Recently there was a discussion on the Library of Congress’s MODS mailing list, pointing out that the MODS Schema uses non-canonical URI’s for the xml.xsd and xlink.xsd schemas. The URI for xml.xsd simply points to a copy of the standard schema, but the xlink schema points at a modified version.
A person at LoC explained that the change to the XML URI was needed because the W3C server was being hammered by so many accesses by way of the MODS schema. Every time a MODS document was validated, unless the validating application used a local or cached copy, there would be an access to the W3C server. We’re told that “W3C was complaining (loudly) about excessive accesses and threatening to block certain clients.” The XLink issue is more complicated and not fully explained in the list discussion, but one part of the problem was the same issue.

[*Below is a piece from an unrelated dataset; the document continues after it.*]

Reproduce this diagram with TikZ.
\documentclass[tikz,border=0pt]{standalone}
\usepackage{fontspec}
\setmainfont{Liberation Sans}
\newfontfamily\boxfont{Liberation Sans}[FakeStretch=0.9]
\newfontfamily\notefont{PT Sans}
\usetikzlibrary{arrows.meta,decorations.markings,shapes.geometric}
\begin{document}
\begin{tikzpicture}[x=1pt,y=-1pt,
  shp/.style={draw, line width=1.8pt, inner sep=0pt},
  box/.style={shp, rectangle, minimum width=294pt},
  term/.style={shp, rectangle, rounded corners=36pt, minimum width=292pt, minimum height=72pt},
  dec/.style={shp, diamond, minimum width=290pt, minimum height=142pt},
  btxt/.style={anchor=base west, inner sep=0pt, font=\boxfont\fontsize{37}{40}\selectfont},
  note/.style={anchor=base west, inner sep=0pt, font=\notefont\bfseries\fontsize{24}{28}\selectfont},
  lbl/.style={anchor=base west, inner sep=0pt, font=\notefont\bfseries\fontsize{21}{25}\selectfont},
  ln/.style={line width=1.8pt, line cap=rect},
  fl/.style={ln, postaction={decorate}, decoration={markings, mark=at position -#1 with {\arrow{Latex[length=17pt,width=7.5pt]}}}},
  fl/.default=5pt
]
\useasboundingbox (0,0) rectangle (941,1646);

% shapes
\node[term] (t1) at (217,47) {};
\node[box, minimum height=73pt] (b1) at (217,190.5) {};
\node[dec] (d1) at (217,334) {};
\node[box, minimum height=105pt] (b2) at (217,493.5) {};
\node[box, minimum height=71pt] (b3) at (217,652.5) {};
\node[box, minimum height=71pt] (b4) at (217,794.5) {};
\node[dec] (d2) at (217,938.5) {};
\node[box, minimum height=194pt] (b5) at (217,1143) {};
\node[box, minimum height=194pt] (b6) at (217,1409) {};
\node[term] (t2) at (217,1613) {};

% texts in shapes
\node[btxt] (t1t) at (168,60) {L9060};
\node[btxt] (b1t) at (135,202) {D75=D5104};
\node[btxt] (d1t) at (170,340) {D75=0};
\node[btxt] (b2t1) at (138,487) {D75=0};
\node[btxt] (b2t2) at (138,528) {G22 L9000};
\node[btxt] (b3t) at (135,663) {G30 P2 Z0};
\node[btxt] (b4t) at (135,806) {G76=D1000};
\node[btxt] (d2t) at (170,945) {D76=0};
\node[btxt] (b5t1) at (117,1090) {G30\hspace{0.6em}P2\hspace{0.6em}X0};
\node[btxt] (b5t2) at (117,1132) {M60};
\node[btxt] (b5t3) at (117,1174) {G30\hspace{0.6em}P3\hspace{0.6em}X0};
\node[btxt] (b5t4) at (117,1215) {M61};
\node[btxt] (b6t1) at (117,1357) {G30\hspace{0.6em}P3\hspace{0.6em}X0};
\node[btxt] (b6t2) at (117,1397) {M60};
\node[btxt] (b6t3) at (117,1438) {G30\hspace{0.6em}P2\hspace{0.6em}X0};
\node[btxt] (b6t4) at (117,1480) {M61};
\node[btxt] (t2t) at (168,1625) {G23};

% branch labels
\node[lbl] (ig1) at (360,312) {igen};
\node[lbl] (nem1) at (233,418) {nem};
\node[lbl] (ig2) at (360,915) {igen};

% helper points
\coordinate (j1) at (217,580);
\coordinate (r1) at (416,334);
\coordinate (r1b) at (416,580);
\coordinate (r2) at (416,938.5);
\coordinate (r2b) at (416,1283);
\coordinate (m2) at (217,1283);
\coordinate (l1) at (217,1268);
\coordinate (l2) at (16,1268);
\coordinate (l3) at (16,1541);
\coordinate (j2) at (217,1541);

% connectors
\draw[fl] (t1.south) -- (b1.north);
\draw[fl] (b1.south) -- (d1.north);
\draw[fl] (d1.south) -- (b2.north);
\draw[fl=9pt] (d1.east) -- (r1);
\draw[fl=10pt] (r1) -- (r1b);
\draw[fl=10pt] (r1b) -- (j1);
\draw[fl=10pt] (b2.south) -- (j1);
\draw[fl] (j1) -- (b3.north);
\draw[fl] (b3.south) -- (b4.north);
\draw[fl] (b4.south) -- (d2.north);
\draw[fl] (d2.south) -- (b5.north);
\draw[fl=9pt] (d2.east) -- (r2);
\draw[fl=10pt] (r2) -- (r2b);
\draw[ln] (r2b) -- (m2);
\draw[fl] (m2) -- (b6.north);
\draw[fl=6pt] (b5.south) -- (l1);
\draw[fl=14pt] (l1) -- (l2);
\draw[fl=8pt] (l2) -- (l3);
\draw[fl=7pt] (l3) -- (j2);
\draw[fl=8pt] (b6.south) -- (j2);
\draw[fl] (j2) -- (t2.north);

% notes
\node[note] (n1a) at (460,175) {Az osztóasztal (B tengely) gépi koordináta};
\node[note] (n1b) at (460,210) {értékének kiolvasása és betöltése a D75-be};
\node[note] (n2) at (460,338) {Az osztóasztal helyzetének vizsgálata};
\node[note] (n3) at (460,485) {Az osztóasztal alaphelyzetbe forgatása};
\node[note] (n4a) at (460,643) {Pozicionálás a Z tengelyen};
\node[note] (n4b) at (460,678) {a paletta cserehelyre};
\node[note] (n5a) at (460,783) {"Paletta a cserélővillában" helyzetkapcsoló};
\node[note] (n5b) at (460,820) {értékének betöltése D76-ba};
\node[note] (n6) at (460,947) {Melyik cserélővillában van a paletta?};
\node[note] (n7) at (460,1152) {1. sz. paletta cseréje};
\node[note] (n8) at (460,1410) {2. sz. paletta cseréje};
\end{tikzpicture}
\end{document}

The identification of XML namespaces with URI’s creates a denial-of-service attack against servers that host popular schemas, as an unintended consequence of the design. Since you can’t always know which schemas will become popular, this can create a huge burden on servers that aren’t prepared for it. The URI can never move without breaking the namespace for existing documents. I’ve written here before about this problem but hadn’t known it was so severe it was forcing important schemas to clone namespaces. This causes obvious conflicts when a MODS element is embedded within a document that uses the standard XML namespaces.
The only solution available is for applications either to keep a permanent local copy of heavily used schemas or to cache them. Unfortunately, not all applications are going to be fixed, and not all users will upgrade to the fixed versions. So we’ll continue to see cases where schema hosts are hammered with requests and performance somewhere else suffers for reasons the users can’t guess.